Effect of current density on enhanced transformation of naphthalene.

The effect of current density on electrochemically enhanced transformation of naphthalene is evaluated. Electrochemical reactors, composed of an anode and a cathode separated by a Nafion membrane, were used to evaluatethe effect of three current densities (1,9, and 18 mA/ L) on the transformation of naphthalene at two concentration levels (13 and 25 mg/L). Transformation rates varied based on the concentration and current density. Almost 88% of the 13 mg/L naphthalene is degraded after 8 h of treatment under 18.2 mA/L. At the same time, more than 90 h was required to degrade the same amount under 9 mA/ L. The results show that most of the naphthalene degradation occurred in the first 4 h under transformation rates of 2.24 and 1.11 mg/L h under applied currents of 18.2 and 9 mA/L, respectively.
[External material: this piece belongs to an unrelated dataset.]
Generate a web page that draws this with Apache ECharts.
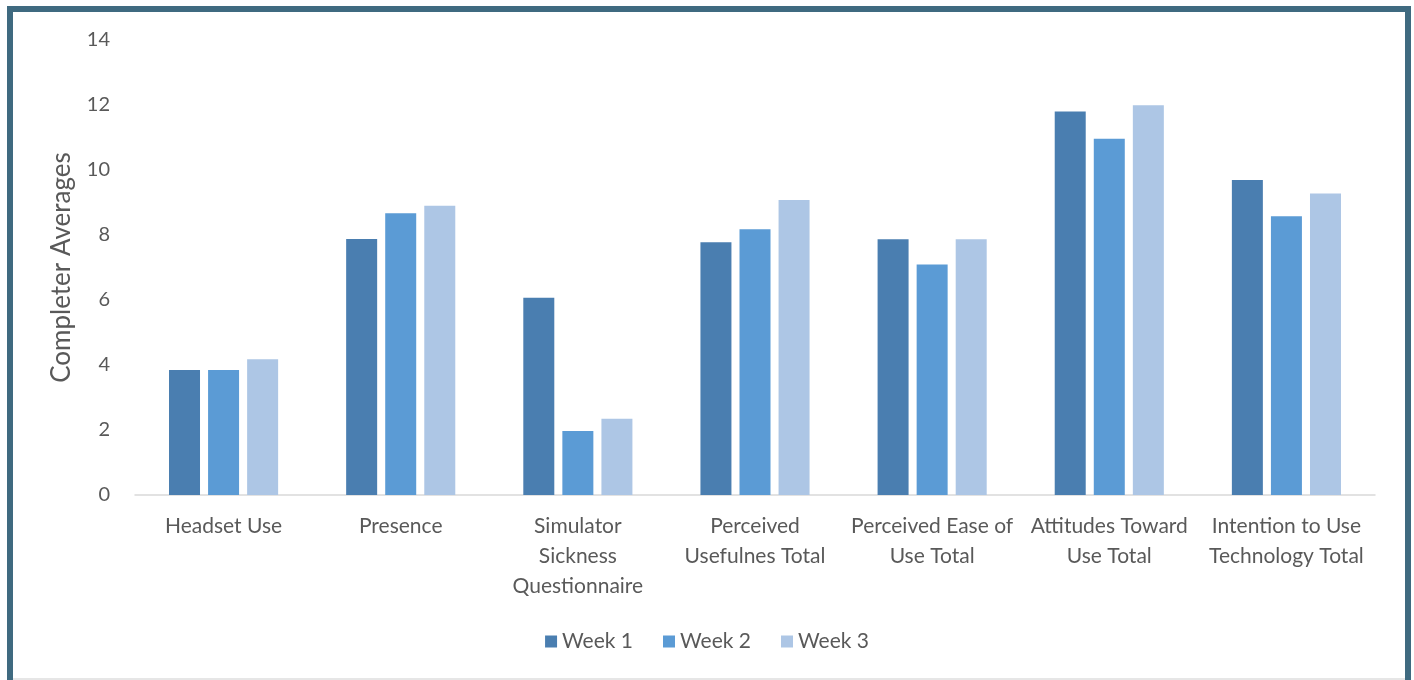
<!DOCTYPE html>
<html>
<head>
<meta charset="utf-8">
<script src="https://cdn.jsdelivr.net/npm/echarts@6/dist/echarts.min.js"></script>
<style>
html,body{margin:0;padding:0;background:#fff;}
#chart{width:1414px;height:680px;}
</style>
</head>
<body>
<div id="chart"></div>
<script>
const categories = [
  'Headset Use',
  'Presence',
  'Simulator\nSickness\nQuestionnaire',
  'Perceived\nUsefulnes Total',
  'Perceived Ease of\nUse Total',
  'Attitudes Toward\nUse Total',
  'Intention to Use\nTechnology Total'
];
const seriesNames = ['Week 1', 'Week 2', 'Week 3'];
const week1 = [3.85, 7.88, 6.07, 7.78, 7.87, 11.8, 9.69];
const week2 = [3.85, 8.67, 1.97, 8.18, 7.09, 10.96, 8.58];
const week3 = [4.18, 8.9, 2.35, 9.08, 7.87, 11.99, 9.28];
const yTicks = [0, 2, 4, 6, 8, 10, 12, 14];
const axisTitle = 'Completer Averages';

const colors = ['#4a7eb0', '#5b9bd5', '#adc6e5'];
const font = 'Lato, "Open Sans", sans-serif';
const textColor = '#595959';

const chart = echarts.init(document.getElementById('chart'));
const values = [week1, week2, week3];
chart.setOption({
  animation: false,
  backgroundColor: '#ffffff',
  color: colors,
  grid: { left: 135, right: 39, top: 40, bottom: 185, containLabel: false },
  legend: {
    data: seriesNames,
    top: 626,
    left: 'center',
    icon: 'rect',
    itemWidth: 12,
    itemHeight: 12,
    itemGap: 30,
    textStyle: { color: textColor, fontSize: 21, fontFamily: font }
  },
  xAxis: {
    type: 'category',
    data: categories,
    axisLine: { show: true, lineStyle: { color: '#d9d9d9', width: 1.5 } },
    axisTick: { show: false },
    axisLabel: {
      interval: 0,
      color: textColor,
      fontSize: 21,
      fontFamily: font,
      lineHeight: 30,
      margin: 16
    }
  },
  yAxis: {
    type: 'value',
    min: yTicks[0],
    max: yTicks[yTicks.length - 1],
    interval: yTicks[1] - yTicks[0],
    name: axisTitle,
    nameLocation: 'middle',
    nameGap: 60,
    nameTextStyle: { color: textColor, fontSize: 26, fontFamily: font },
    axisLine: { show: false },
    axisTick: { show: false },
    splitLine: { show: false },
    axisLabel: { color: textColor, fontSize: 20, fontFamily: font, margin: 25 }
  },
  series: seriesNames.map((n, i) => ({
    name: n,
    type: 'bar',
    data: values[i],
    barWidth: 31,
    barGap: '26%',
    itemStyle: { color: colors[i] }
  })),
  graphic: [
    { type: 'rect', shape: { x: 7, y: 6, width: 1404, height: 6 }, style: { fill: '#3f6a80' } },
    { type: 'rect', shape: { x: 7, y: 6, width: 6, height: 674 }, style: { fill: '#3f6a80' } },
    { type: 'rect', shape: { x: 1405, y: 6, width: 6, height: 674 }, style: { fill: '#3f6a80' } },
    { type: 'rect', shape: { x: 13, y: 678, width: 1392, height: 2 }, style: { fill: '#e6e6e6' } }
  ]
});
</script>
</body>
</html>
Increasing the naphthalene concentration to 25 mg/L produced similar results. Under 18.2 mA/L, the redox potential increased significantly at the anolyte in the first 8 h to about 900 mV. After that, the redox potential continued to increase, but at a lower rate, until it reached 1380 mV at the end of processing. Similar behavior is noted for the anolyte pH, which decreased significantly in the first 8 h to less than 2.5 and continued to decrease until it reached a pH value of 1.86 at the end of testing. Naphthalene transformation can be attributed to electrochemically enhanced oxidation at the anolyte by chlorine gas produced by electrolysis.